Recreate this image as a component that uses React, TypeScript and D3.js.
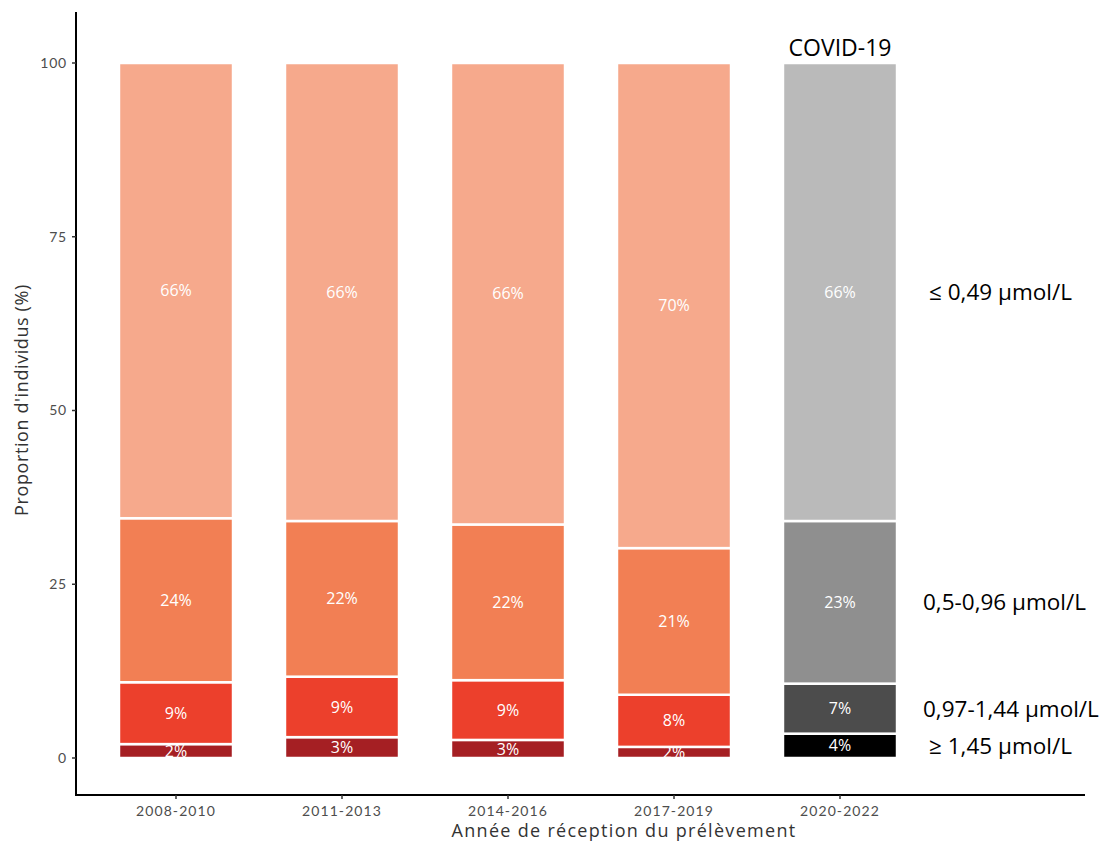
import React from "react";
import * as d3 from "d3";

const periods = ["2008-2010", "2011-2013", "2014-2016", "2017-2019", "2020-2022"];
// values from bottom to top: >=1.45, 0.97-1.44, 0.5-0.96, <=0.49
const vHigh = [2.0, 3.0, 2.6, 1.6, 3.5];
const vMidHigh = [8.9, 8.7, 8.6, 7.5, 7.2];
const vMid = [23.6, 22.4, 22.4, 21.1, 23.4];
const vLow = [65.5, 65.9, 66.4, 69.8, 65.9];
const levelLabels = ["≥ 1,45 µmol/L", "0,97-1,44 µmol/L", "0,5-0,96 µmol/L", "≤ 0,49 µmol/L"];
const yTicks = [0, 25, 50, 75, 100];
const redColors = ["#A51F23", "#EC402C", "#F27F54", "#F6A98C"];
const grayColors = ["#000000", "#4C4C4C", "#8F8F8F", "#BABABA"];

export default function App() {
  const W = 1112, H = 844;
  const y = d3.scaleLinear().domain([0, 100]).range([758, 63]);
  const x = d3.scaleBand<string>().domain(periods).range([93, 923]).paddingInner(0.313).paddingOuter(0.1565);
  const series = [vHigh, vMidHigh, vMid, vLow];
  const rows = periods.map((p, i) => {
    const o: any = { period: p };
    series.forEach((s, k) => (o["k" + k] = s[i]));
    return o;
  });
  const stack = d3.stack<any>().keys(["k0", "k1", "k2", "k3"])(rows);
  const lastIdx = periods.length - 1;
  const axisX = 76, axisY = 795;
  const sans = "'Open Sans', 'Noto Sans', sans-serif";
  return (
    <svg width={W} height={H} style={{ position: "absolute", left: 0, top: 0, background: "#fff" }}>
      {stack.map((layer, k) =>
        layer.map((d, i) => {
          const col = i === lastIdx ? grayColors[k] : redColors[k];
          const x0 = x(periods[i])!;
          const y0 = y(d[1]);
          const y1 = y(d[0]);
          return (
            <g key={k + "-" + i}>
              <rect x={x0} y={y0} width={x.bandwidth()} height={y1 - y0} fill={col} stroke="#fff" strokeWidth={2.5} />
              <text x={x0 + x.bandwidth() / 2} y={(y0 + y1) / 2} dy="0.35em" textAnchor="middle" fill="#fff"
                fontFamily={sans} fontSize={16}>
                {Math.round(d[1] - d[0]) + "%"}
              </text>
            </g>
          );
        })
      )}
      {stack.map((layer, k) => {
        const d = layer[lastIdx];
        const sym = levelLabels[k].startsWith("≤") || levelLabels[k].startsWith("≥");
        return (
          <text key={"lab" + k} x={sym ? 929 : 923} y={(y(d[0]) + y(d[1])) / 2} dy="0.35em" fill="#000"
            fontFamily={sans} fontSize={22.5}>
            {levelLabels[k]}
          </text>
        );
      })}
      <text x={x(periods[lastIdx])! + x.bandwidth() / 2} y={48} dy="0.35em" textAnchor="middle" fill="#000"
        fontFamily={sans} fontSize={23}>COVID-19</text>
      <line x1={axisX} x2={axisX} y1={12} y2={axisY + 1} stroke="#000" strokeWidth={2} />
      <line x1={axisX - 1} x2={1085} y1={axisY} y2={axisY} stroke="#000" strokeWidth={2} />
      {yTicks.map((t) => (
        <g key={"yt" + t}>
          <line x1={axisX - 4} x2={axisX} y1={y(t)} y2={y(t)} stroke="#333" strokeWidth={1.5} />
          <text x={axisX - 9} y={y(t)} dy="0.35em" textAnchor="end" fill="#4d4d4d"
            fontFamily="Lato, sans-serif" fontSize={14} letterSpacing={0.8}>{t}</text>
        </g>
      ))}
      {periods.map((p) => {
        const cx = x(p)! + x.bandwidth() / 2;
        return (
          <g key={"xt" + p}>
            <line x1={cx} x2={cx} y1={axisY} y2={axisY + 4} stroke="#333" strokeWidth={1.5} />
            <text x={cx} y={axisY + 16} dy="0.35em" textAnchor="middle" fill="#4d4d4d"
              fontFamily="Lato, sans-serif" fontSize={14} letterSpacing={1.1}>{p}</text>
          </g>
        );
      })}
      <text transform={`translate(22,400) rotate(-90)`} textAnchor="middle" dy="0.35em" fill="#333"
        fontFamily={sans} fontSize={18} letterSpacing={0.6}>Proportion d'individus (%)</text>
      <text x={624} y={831} dy="0.35em" textAnchor="middle" fill="#333"
        fontFamily={sans} fontSize={18} letterSpacing={1.3}>Année de réception du prélèvement</text>
    </svg>
  );
}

--

_Short problem_.
Report the number of lines in the listing above that include the word "React", and nothing else.

_Reply to the task_.
2